On Our Minds
by Yahira Cruz (she/her)
Diversity, equity, and inclusion (DEI) is often talked about in broader, macro-level terms as a foundation for company culture. At On-Ramps, we think about DEI not only as a part of our core values that define our mission and culture, but also as a strategic component of our work—for clients and for ourselves. Just as we are intentional with our recommendations, processes, and best practices when helping a client conduct a search, we hold ourselves to the same standards when hiring for our own team. We develop an intersectional sourcing strategy. We involve a diverse mix of folks from our own team in the interview and assessment process. We make group decisions by evaluating candidates across various competencies. And we are proactive in ensuring each candidate has what they need to feel included and able to participate in our hiring process. Here’s how we practice what we preach about hiring through a DEI lens.
We act on diversity by ensuring we build a diverse and competitive slate of candidates. To do so, we take a wide, intersectional approach to searching for and sourcing talent. Even where there isn't an explicit functional area of expertise, the first thing we always say to a client is, “Let’s not focus so much on the role’s abilities just yet. Let’s think about where else this person could have been successful.” The same applies in the early conversations amongst our own team. Orienting ourselves in this mindset allows us to bring really interesting candidates who otherwise may not have had the opportunity to find and apply for the job themselves.
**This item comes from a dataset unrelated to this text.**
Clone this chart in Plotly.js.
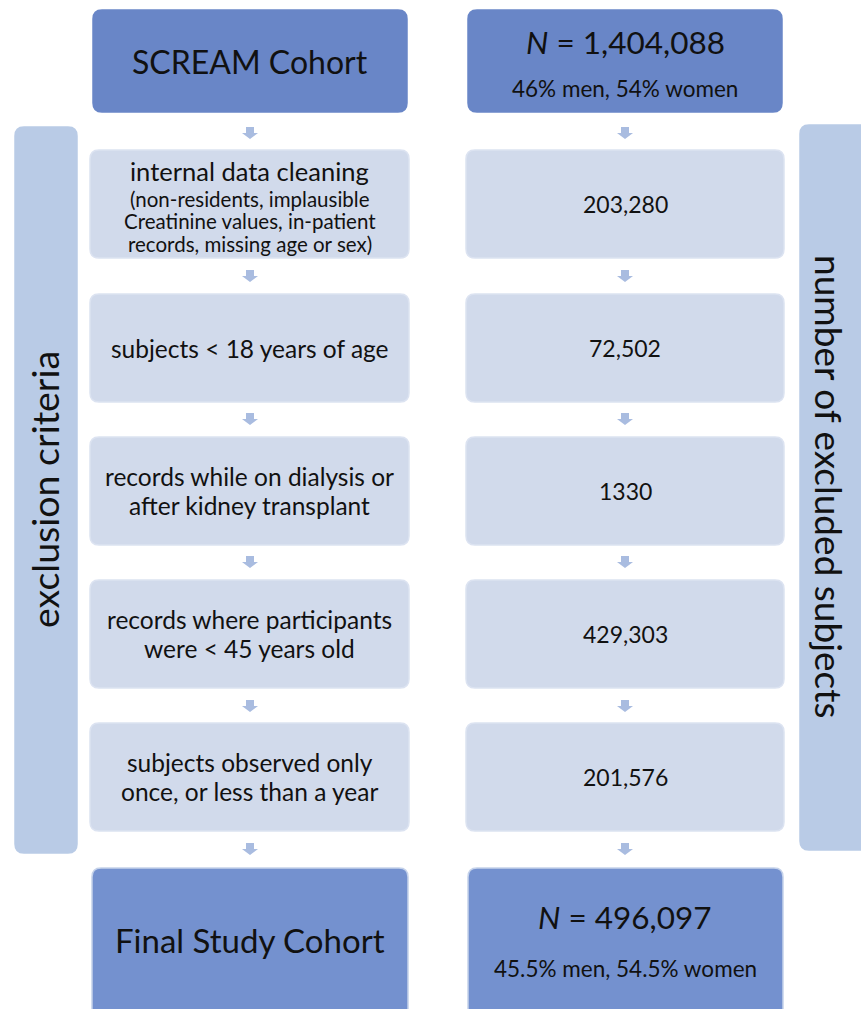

We focus on equity predominantly during the assessment process. To ensure that we're hiring internally based on skill set and not on "like-me" bias, we build out a competency framework (i.e., the specific skills required of a role). Each of our interview guides—and even the way we share feedback—ties back to that competency framework. Despite how much we know about the talent market, we still revisit this framework consistently so that we aren’t gushing over a candidate without considering the level of mastery they demonstrate in key competencies. This helps us keep things equitable and hold ourselves accountable, because otherwise we’d become our own worst client!
Inclusion shows up in a couple of ways during our search process. The first is actively working to represent many different voices on the hiring team, particularly during interviews. We want to make sure that we reflect—and the candidate has exposure to—a diversity of perspective, gender, race, and any other number of identities. Another way is how we structure our interview process. The ability to look for a job is often a privilege, so we always ask candidates, “Is there anything that could hinder you participating in the process? Do you require any specific accommodations depending on what’s going on in your life?” By asking those questions, we can understand a little bit more about each candidate’s needs and make the interview process less transactional and more what it actually is: introducing someone to a new or different livelihood.
When hiring for our own team, we face the same challenges that many of our clients have in hiring for their organizations. We have to be conscious to acknowledge and remove our biases. We have to evaluate the candidate according to objective criteria, not because they're “like us.” We also have to take a step back at points during an internal hiring initiative and ask ourselves, “How have we defined that someone fits into this role? How have we defined what a successful hire looks like?” “Like-me” bias is a pitfall that many organizations face, and one to which On-Ramps is certainly not immune. But by using the very structures we put in place for our clients, we help ensure that hiring for our own team is a process that is just as fair.